# [Task description]
Starting at the line containing "Give me the", copy each line exactly, ending with the line containing "import seaborn as sns". Leave out everything else.

# [Record extracts]
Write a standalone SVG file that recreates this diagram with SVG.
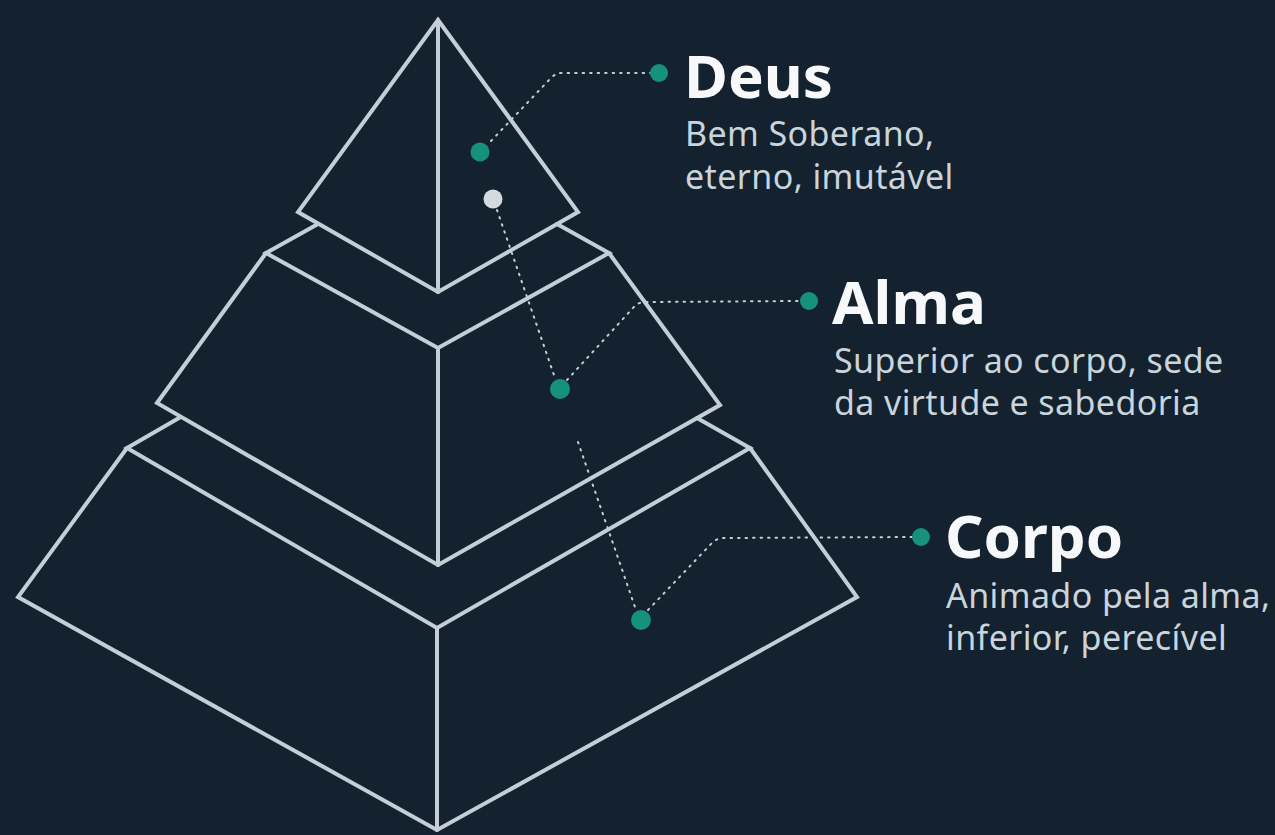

...

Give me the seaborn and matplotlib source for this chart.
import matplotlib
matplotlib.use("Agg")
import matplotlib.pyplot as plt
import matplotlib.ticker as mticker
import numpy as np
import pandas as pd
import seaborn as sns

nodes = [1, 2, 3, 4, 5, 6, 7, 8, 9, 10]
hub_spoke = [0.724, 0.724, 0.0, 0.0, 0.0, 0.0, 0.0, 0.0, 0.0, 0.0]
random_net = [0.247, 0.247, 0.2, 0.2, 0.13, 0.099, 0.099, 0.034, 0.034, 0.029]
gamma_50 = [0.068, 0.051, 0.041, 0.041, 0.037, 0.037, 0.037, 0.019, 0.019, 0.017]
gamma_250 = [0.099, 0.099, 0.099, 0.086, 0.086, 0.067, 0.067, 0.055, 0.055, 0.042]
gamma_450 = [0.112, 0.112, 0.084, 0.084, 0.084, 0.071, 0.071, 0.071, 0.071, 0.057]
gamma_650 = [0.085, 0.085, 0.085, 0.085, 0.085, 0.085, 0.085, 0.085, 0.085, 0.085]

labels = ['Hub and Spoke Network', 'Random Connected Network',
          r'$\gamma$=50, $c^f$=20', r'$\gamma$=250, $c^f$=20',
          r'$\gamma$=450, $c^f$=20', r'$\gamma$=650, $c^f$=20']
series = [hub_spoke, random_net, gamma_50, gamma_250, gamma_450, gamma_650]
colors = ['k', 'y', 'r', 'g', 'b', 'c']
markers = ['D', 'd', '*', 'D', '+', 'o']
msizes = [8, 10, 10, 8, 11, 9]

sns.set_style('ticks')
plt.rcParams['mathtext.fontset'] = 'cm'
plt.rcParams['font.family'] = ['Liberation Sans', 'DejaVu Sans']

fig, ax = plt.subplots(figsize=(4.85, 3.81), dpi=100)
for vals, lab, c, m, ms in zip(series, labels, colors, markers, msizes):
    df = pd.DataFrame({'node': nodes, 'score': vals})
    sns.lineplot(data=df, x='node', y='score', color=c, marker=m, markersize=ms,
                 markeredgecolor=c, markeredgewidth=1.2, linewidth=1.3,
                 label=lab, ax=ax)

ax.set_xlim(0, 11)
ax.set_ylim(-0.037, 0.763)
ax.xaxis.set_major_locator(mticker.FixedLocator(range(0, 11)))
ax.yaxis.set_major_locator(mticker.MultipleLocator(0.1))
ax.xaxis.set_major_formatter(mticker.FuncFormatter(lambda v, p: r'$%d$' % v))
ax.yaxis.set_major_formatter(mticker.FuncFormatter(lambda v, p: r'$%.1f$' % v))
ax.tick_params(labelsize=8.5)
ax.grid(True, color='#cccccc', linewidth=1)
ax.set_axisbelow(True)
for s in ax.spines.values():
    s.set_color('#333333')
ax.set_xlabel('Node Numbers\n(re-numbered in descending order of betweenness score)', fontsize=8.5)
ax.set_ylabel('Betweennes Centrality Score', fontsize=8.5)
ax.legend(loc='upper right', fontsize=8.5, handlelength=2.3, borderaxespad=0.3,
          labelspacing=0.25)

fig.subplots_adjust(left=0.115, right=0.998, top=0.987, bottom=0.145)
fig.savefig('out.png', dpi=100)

--

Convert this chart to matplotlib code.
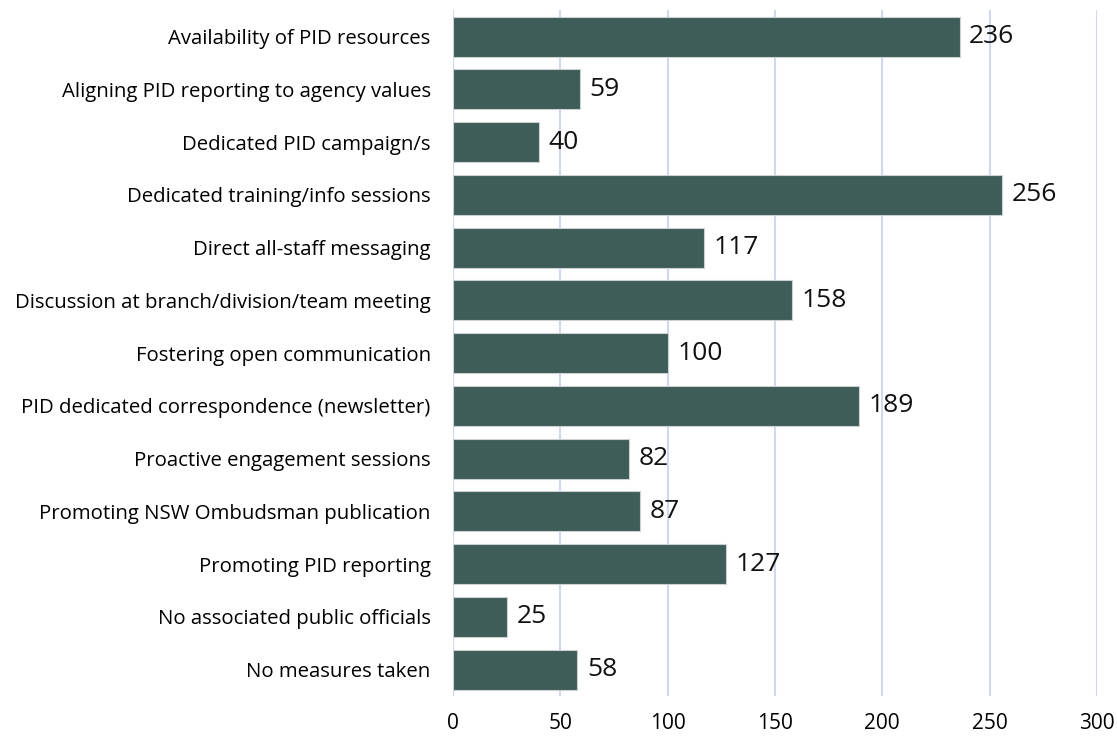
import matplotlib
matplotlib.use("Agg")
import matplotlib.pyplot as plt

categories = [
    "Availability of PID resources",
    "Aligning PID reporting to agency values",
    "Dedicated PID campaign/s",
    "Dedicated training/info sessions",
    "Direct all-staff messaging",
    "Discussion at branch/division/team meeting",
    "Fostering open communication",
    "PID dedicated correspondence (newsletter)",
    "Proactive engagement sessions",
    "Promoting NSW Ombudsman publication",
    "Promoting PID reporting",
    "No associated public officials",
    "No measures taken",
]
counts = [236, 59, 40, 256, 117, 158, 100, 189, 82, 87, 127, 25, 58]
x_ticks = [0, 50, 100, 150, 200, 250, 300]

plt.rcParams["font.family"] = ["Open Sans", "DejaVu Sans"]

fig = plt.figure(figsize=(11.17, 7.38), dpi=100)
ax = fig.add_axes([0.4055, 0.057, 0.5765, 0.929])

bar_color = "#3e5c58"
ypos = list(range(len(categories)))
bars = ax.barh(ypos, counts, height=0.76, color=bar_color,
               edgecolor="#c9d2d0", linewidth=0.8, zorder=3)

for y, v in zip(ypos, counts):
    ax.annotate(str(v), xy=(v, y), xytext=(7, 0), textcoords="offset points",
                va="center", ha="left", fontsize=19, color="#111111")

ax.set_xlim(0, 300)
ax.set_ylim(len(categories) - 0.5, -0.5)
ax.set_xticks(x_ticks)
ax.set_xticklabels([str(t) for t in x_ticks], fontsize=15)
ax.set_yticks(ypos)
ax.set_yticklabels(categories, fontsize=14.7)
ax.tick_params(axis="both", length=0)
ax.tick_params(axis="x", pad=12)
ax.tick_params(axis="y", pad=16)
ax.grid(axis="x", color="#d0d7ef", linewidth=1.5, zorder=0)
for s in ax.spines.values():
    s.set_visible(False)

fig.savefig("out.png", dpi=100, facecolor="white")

# [Task response]
Give me the seaborn and matplotlib source for this chart.
import matplotlib
matplotlib.use("Agg")
import matplotlib.pyplot as plt
import matplotlib.ticker as mticker
import numpy as np
import pandas as pd
import seaborn as sns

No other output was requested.